Mattis is hosting a badminton tournament for $40$ players on $20$ courts numbered from $1$ to $20$. The players are distributed with $2$ players on each court. In each round a winner is determined on each court. Afterwards, the player who lost on court $1$, and the player who won on court $20$ stay in place. For the remaining $38$ players, the winner on court $i$ moves to court $i + 1$ and the loser moves to court $i - 1$. The tournament continues until every player has played every other player at least once. What is the minimal number of rounds the tournament can last?
Problem
Source: 2022 Baltic Way p6
Tags: combinatorics
Tintarn
28.11.2022 15:15
$39$
It is clear that we need at least $39$ rounds since each player has to play $39$ games. So it all hinges on giving a construction.

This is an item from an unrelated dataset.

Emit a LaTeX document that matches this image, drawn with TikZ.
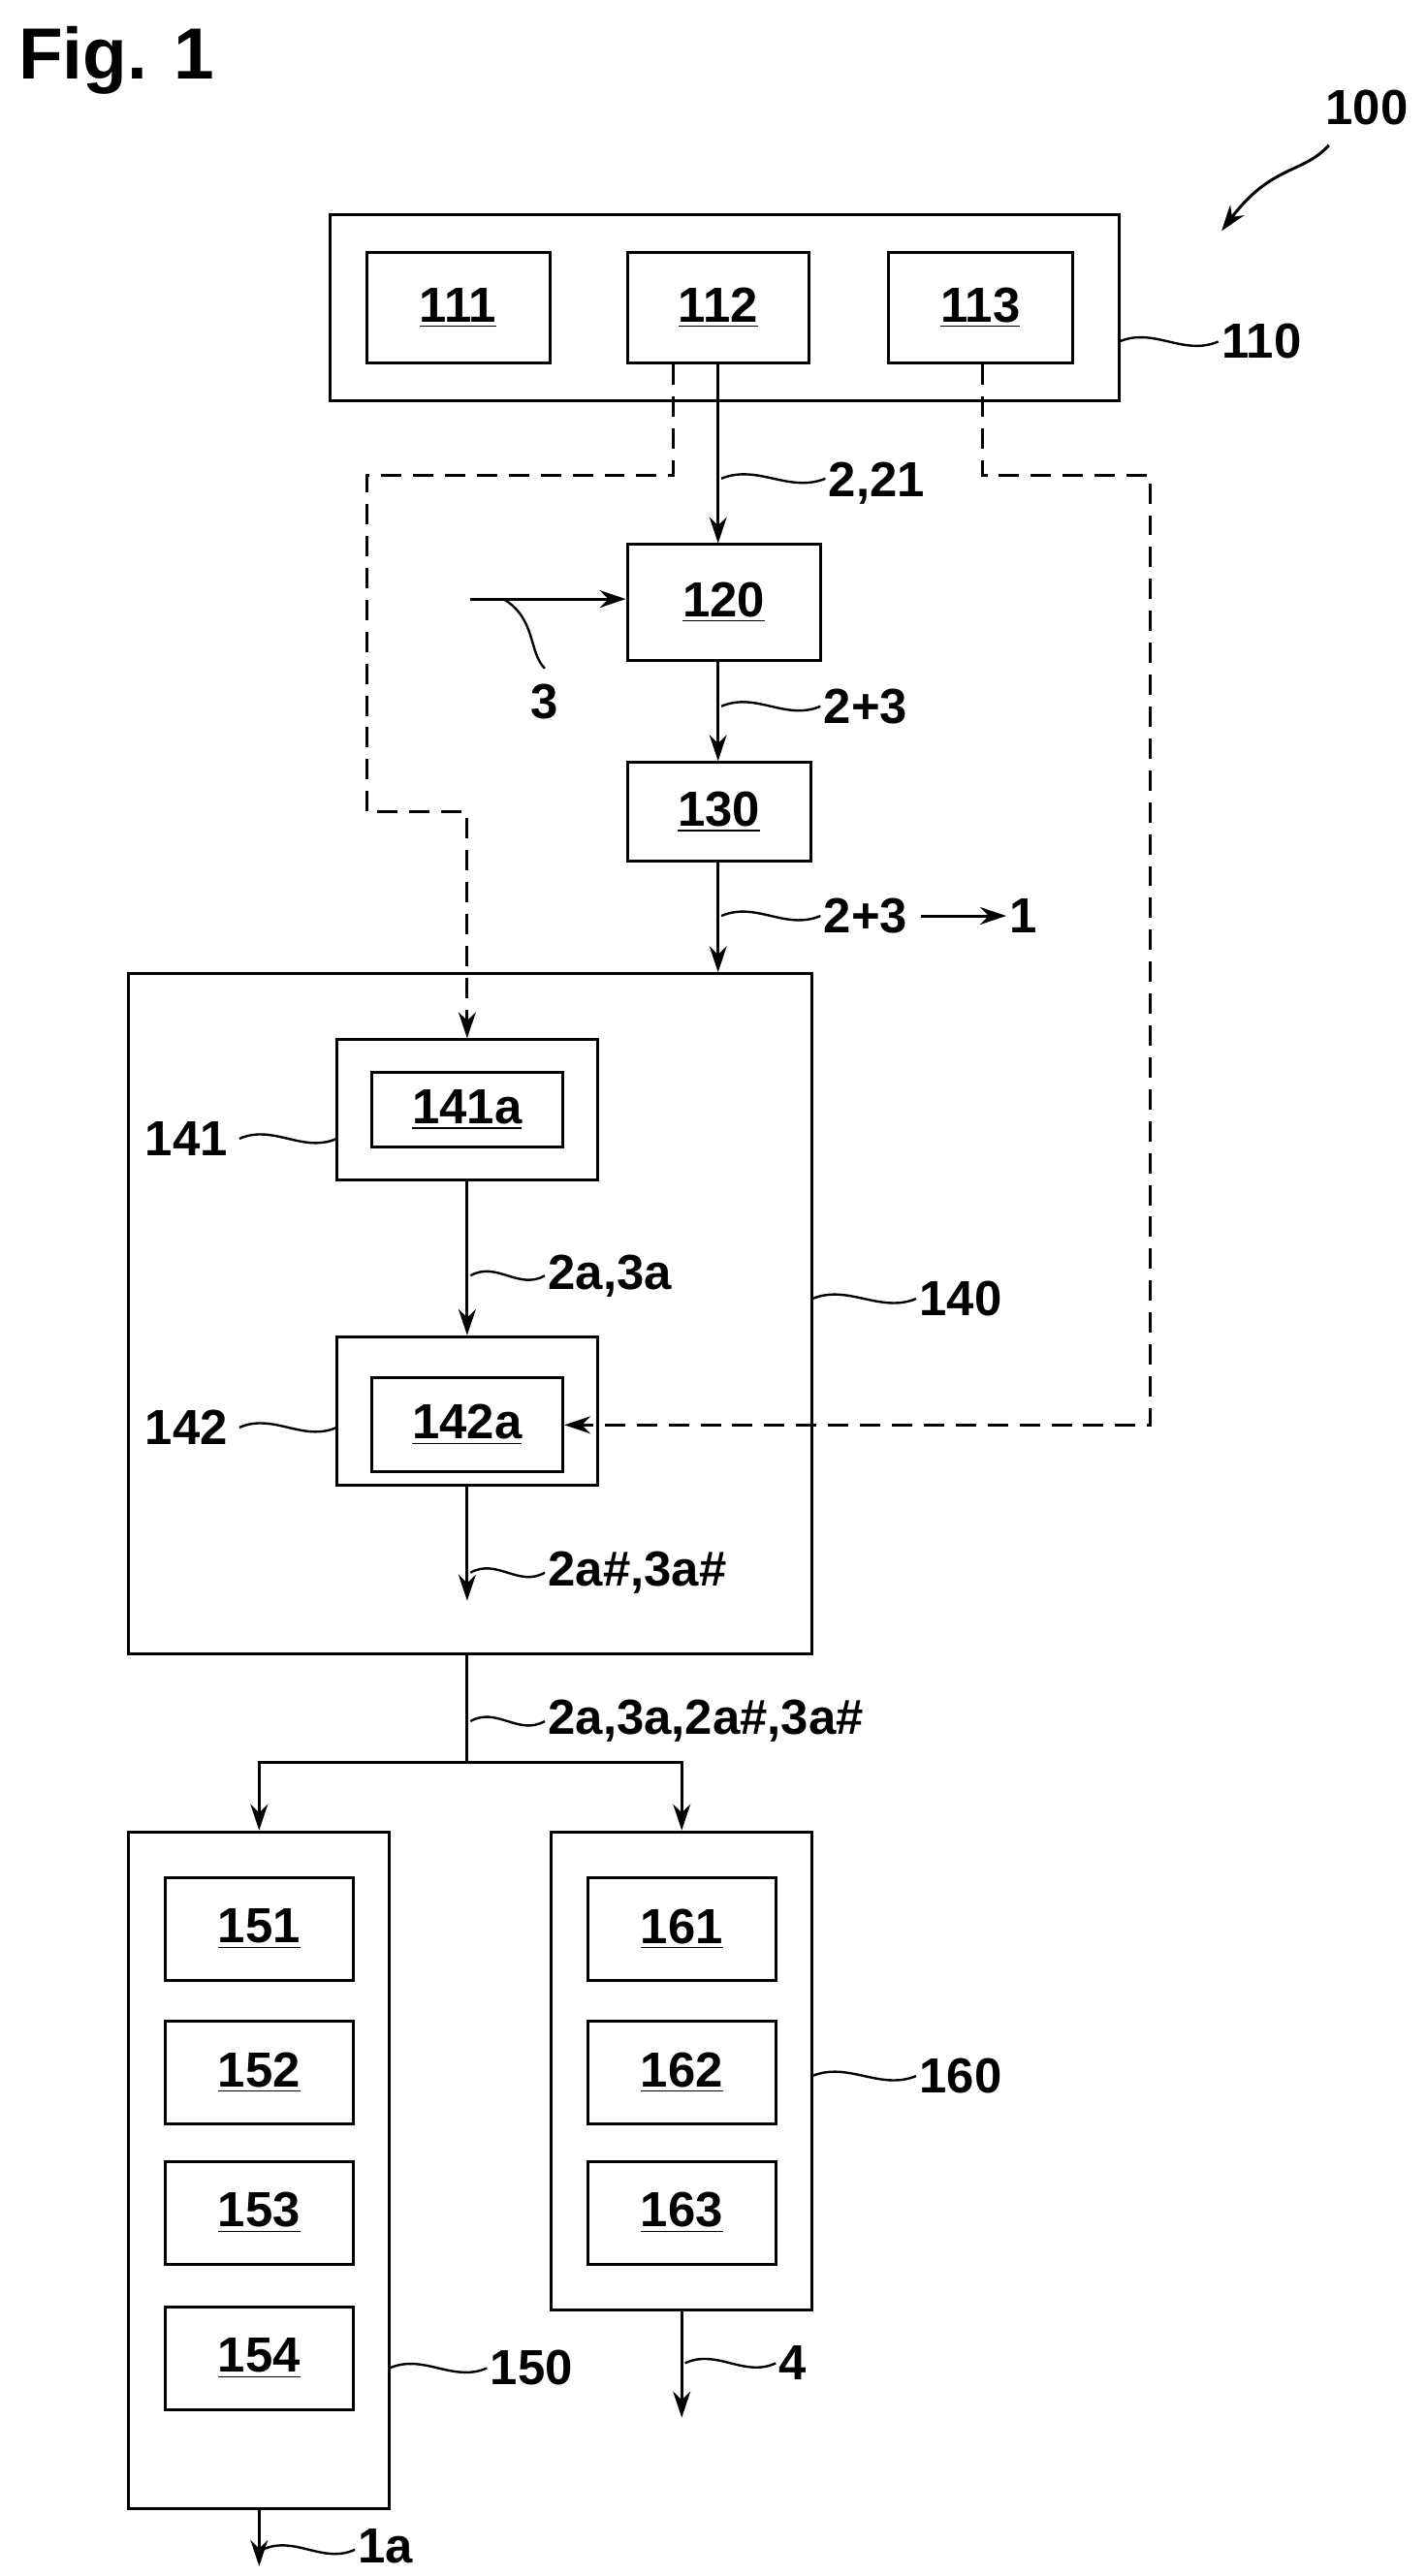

Here is one: Write the players in a $2 \times n$ table where each row is a court. Initially, put $1,2,\dots,n$ in the first column from top to buttom, and then $n+1,\dots,2n$ in the second column from buttom to top.
Now let $2n$ win all her games and hence remain in her spot.
Let all the other player rotate cyclically by one step clockwise in each round. It is clear that this can be achieved, by letting always the player in the first column win except for the first court (and moving players on the last court).
Moreover it is easy to see that any two players play each other this way. This is clear for any pairing involving player $2n$.
Any other pair of players can be written as $(x,x+2k-1)$ where we read modulo $2n-1$ and $k<n$. Now when $x$ is in the second column in the $k$-th last row, she will face player $x+2k-1$ as desired.